Figure scripts
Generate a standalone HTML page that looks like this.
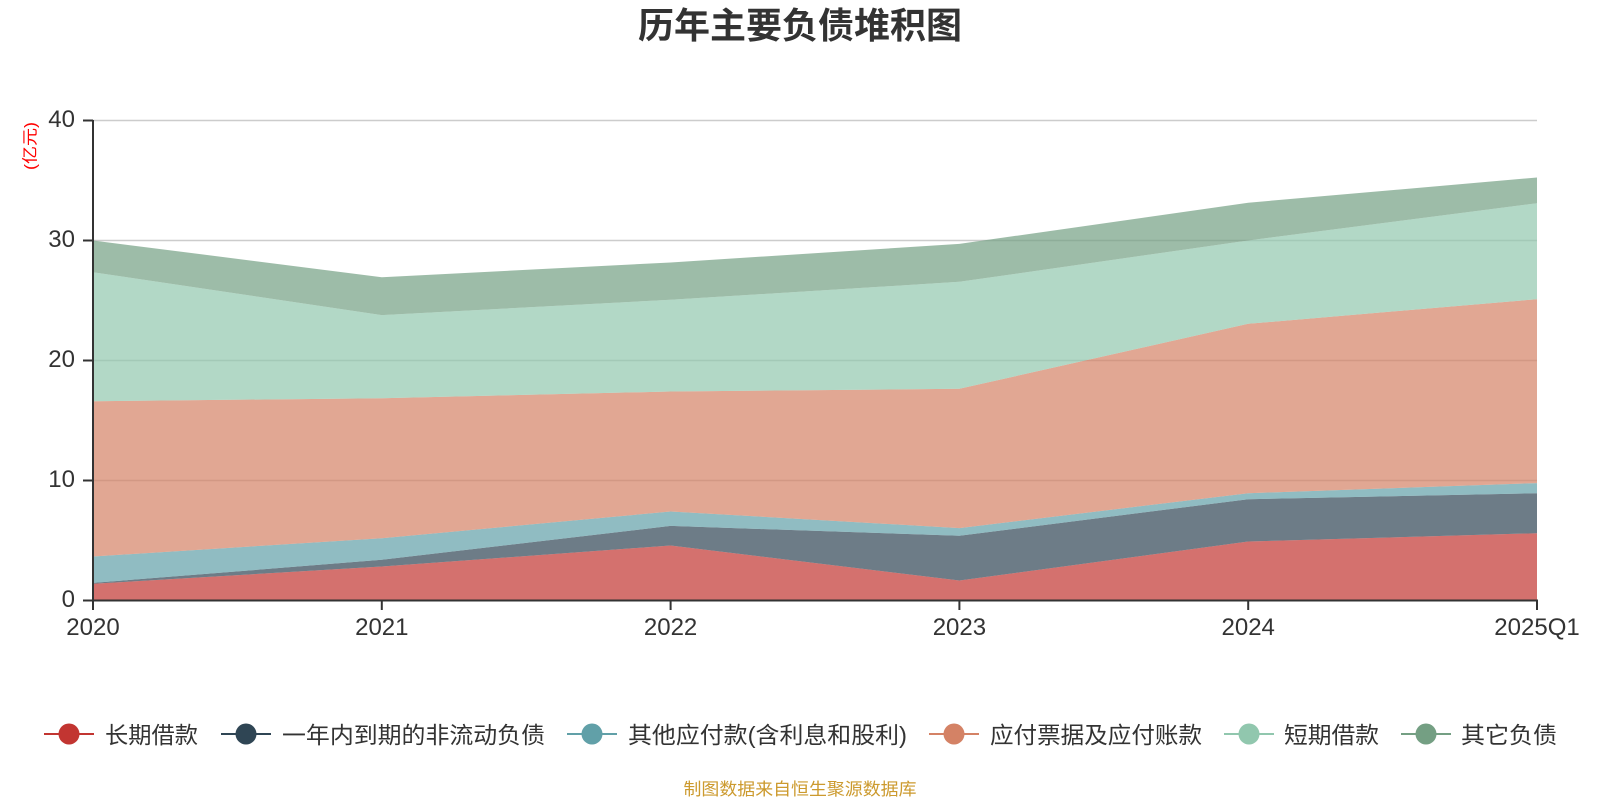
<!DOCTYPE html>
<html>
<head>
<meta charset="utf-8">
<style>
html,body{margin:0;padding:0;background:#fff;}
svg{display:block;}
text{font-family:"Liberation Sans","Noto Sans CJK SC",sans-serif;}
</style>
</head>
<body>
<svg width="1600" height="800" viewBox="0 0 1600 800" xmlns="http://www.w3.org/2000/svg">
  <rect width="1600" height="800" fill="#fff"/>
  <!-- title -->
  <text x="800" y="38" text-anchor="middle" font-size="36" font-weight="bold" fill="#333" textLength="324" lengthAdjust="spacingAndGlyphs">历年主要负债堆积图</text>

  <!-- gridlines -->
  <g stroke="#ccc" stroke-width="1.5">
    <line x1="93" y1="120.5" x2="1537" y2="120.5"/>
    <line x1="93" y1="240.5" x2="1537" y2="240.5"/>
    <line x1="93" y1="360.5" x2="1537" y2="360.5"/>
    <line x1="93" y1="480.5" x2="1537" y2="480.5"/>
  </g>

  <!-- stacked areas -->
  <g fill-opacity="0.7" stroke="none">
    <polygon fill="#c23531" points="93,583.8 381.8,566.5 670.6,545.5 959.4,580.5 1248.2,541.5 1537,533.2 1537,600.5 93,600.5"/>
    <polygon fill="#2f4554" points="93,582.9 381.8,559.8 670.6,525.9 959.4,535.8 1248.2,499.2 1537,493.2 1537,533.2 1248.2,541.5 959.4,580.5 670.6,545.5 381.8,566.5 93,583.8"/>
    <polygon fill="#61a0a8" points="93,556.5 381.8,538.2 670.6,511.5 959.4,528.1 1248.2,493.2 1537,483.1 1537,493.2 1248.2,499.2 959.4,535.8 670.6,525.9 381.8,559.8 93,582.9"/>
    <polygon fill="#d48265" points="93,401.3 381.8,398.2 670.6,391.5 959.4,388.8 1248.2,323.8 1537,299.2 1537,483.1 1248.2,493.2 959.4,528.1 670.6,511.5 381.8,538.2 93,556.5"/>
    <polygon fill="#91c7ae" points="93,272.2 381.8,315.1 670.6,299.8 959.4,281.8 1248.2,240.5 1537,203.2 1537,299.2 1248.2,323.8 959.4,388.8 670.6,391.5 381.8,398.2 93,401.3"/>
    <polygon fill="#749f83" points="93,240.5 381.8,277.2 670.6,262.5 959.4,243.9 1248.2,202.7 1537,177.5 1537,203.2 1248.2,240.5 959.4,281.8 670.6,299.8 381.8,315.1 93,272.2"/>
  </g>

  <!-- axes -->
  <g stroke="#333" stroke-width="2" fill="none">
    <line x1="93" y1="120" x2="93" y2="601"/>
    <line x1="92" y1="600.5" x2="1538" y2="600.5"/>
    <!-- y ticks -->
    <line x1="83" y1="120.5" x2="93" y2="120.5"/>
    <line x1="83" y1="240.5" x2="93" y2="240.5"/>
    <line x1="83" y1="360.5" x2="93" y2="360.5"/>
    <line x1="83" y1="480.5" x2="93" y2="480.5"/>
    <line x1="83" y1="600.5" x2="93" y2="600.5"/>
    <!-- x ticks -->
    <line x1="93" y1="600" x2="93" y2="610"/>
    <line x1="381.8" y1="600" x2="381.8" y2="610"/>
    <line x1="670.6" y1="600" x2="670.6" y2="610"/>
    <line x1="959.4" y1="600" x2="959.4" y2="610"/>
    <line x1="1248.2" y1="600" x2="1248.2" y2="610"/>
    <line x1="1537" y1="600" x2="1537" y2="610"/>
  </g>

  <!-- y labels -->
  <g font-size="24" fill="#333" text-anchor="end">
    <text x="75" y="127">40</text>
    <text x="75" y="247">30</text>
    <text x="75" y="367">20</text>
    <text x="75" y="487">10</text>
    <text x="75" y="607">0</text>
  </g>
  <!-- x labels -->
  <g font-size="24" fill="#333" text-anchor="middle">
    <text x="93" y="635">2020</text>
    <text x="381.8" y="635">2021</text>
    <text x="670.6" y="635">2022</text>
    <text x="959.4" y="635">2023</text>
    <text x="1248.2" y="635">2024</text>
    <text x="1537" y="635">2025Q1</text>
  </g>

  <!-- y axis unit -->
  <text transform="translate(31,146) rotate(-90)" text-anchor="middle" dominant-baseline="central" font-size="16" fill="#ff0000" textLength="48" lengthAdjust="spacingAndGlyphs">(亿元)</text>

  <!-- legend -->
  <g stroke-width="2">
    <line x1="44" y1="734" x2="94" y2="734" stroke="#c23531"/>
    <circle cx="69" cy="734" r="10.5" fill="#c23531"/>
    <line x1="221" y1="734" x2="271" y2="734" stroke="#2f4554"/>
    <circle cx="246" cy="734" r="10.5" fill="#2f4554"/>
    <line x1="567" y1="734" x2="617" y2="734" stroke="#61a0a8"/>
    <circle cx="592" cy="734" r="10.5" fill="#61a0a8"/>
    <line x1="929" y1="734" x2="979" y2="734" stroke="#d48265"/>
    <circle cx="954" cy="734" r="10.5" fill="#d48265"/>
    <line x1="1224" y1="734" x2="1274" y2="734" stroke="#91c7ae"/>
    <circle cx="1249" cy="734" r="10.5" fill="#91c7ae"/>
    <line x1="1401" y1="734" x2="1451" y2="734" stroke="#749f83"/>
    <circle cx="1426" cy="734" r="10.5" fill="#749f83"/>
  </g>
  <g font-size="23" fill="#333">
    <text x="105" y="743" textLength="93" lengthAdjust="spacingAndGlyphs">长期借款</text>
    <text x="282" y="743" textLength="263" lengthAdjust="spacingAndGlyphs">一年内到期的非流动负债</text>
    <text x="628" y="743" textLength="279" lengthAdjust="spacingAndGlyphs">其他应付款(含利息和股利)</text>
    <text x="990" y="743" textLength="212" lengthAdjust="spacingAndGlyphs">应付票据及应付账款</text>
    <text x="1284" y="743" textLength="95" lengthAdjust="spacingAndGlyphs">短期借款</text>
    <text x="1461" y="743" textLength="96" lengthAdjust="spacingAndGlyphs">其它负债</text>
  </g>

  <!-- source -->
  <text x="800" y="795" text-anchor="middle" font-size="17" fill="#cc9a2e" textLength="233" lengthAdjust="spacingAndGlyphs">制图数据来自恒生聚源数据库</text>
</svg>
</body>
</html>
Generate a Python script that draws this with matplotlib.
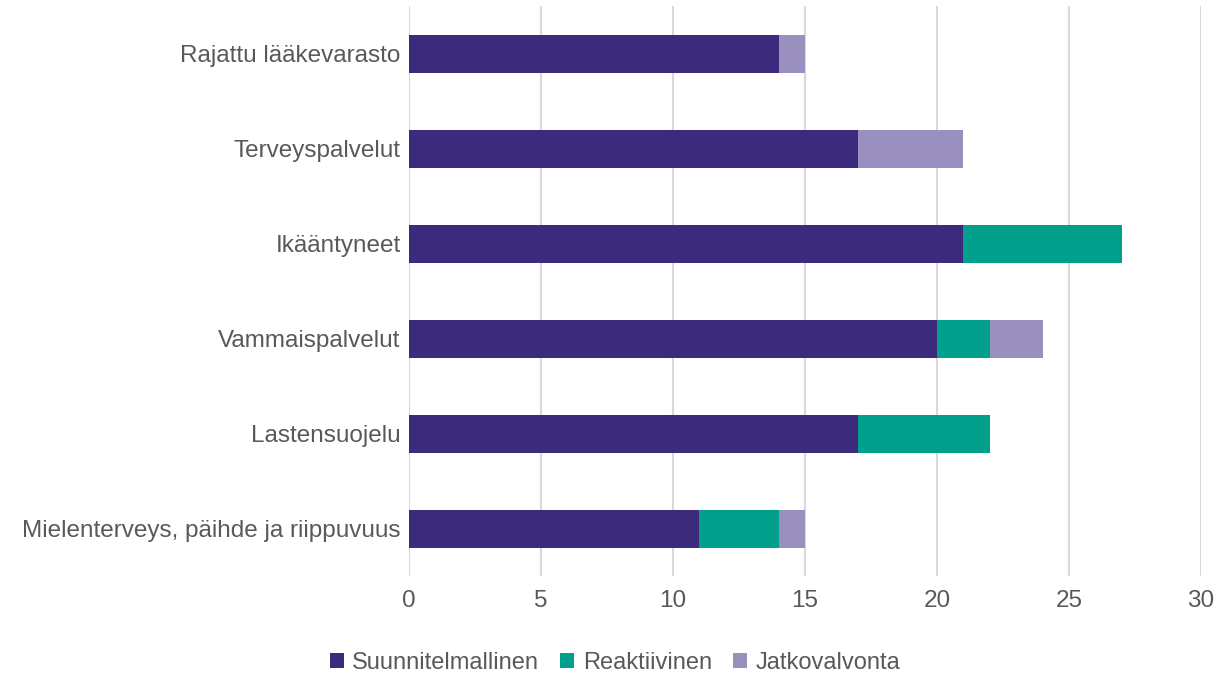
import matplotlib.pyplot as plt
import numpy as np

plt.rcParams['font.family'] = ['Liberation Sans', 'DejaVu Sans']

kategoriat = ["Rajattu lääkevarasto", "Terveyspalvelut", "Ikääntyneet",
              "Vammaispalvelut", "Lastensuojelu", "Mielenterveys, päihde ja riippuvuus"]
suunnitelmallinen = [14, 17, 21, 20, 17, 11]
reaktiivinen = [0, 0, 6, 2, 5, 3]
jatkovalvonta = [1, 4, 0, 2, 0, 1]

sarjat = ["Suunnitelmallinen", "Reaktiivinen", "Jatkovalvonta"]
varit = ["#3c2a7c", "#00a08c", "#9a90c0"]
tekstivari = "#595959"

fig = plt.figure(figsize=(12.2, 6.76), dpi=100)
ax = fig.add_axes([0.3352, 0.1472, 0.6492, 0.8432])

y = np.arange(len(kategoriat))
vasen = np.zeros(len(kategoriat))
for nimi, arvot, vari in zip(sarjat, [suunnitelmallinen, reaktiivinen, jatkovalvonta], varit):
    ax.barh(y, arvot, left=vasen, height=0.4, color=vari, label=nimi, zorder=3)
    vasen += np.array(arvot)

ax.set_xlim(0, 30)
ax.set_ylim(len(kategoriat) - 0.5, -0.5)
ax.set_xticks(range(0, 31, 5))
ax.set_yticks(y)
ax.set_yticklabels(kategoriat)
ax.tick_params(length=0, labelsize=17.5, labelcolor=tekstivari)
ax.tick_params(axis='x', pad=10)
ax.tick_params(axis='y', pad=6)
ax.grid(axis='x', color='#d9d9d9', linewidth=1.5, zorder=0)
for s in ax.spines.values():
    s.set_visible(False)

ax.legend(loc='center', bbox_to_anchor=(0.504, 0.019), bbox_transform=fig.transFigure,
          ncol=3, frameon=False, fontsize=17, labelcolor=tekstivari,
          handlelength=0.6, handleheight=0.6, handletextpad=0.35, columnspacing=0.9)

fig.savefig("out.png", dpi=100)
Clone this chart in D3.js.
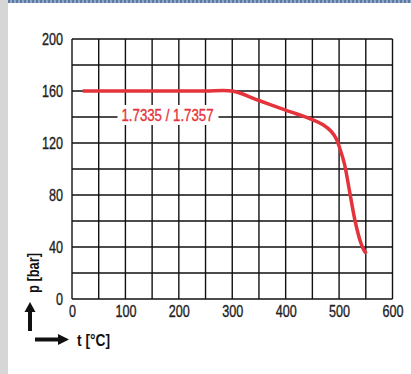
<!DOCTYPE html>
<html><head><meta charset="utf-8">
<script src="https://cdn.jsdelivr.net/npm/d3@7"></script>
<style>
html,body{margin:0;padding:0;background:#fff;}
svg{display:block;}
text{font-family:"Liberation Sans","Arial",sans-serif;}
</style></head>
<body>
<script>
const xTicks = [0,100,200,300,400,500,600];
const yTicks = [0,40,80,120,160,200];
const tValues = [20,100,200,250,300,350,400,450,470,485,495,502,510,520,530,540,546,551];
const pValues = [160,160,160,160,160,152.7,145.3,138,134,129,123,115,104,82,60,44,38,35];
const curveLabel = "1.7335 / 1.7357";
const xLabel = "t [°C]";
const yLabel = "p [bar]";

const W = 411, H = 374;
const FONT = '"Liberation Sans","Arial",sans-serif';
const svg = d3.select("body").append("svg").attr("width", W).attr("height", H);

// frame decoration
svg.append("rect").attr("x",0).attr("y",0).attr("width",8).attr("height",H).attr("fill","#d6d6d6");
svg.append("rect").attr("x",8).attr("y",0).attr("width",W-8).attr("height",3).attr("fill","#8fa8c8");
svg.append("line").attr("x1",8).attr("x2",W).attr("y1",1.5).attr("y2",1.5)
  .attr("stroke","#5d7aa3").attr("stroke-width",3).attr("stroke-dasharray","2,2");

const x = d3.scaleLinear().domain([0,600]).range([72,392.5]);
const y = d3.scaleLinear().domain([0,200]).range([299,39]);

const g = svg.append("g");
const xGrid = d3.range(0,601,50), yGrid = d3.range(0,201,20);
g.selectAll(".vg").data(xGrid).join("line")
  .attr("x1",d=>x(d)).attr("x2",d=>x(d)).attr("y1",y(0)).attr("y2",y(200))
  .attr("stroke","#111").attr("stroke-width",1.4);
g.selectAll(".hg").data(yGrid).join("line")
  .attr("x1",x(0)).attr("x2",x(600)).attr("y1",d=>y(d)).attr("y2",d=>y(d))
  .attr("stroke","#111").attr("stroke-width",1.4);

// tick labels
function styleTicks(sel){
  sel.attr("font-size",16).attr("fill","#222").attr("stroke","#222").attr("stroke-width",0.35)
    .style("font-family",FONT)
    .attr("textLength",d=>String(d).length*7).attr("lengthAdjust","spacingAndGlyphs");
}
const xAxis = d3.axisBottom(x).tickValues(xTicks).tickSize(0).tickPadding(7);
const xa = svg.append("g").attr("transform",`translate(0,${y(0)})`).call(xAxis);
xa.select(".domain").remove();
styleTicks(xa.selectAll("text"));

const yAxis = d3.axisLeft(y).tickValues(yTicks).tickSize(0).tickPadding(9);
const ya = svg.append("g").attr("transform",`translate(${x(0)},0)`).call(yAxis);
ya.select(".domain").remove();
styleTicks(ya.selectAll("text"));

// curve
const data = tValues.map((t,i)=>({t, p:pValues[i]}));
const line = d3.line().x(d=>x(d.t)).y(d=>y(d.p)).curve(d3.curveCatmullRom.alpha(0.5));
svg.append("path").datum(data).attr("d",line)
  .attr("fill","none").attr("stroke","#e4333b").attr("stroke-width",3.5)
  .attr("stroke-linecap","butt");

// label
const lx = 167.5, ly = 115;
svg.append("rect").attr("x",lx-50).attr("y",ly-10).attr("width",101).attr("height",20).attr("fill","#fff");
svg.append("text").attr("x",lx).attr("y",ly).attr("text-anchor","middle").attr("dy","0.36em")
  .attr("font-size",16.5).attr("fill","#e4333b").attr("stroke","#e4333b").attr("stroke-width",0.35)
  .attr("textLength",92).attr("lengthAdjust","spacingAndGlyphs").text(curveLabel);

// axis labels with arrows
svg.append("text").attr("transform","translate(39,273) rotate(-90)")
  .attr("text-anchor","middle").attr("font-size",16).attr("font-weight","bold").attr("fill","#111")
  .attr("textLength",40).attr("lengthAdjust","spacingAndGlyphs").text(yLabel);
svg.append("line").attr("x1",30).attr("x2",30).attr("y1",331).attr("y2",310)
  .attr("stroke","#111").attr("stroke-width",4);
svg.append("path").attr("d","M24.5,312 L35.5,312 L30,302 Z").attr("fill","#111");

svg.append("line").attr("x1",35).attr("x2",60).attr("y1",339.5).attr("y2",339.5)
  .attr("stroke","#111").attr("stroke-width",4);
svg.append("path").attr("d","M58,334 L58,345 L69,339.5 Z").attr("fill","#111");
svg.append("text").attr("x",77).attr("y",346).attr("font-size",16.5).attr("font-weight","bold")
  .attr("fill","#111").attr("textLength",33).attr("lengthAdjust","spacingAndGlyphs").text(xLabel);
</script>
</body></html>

▶ **Goal of the exercise**
Find each line holding "Generate". Copy it out.

▶ **Full answer**
Generate a standalone HTML page that looks like this.
Generate a Python script that draws this with matplotlib.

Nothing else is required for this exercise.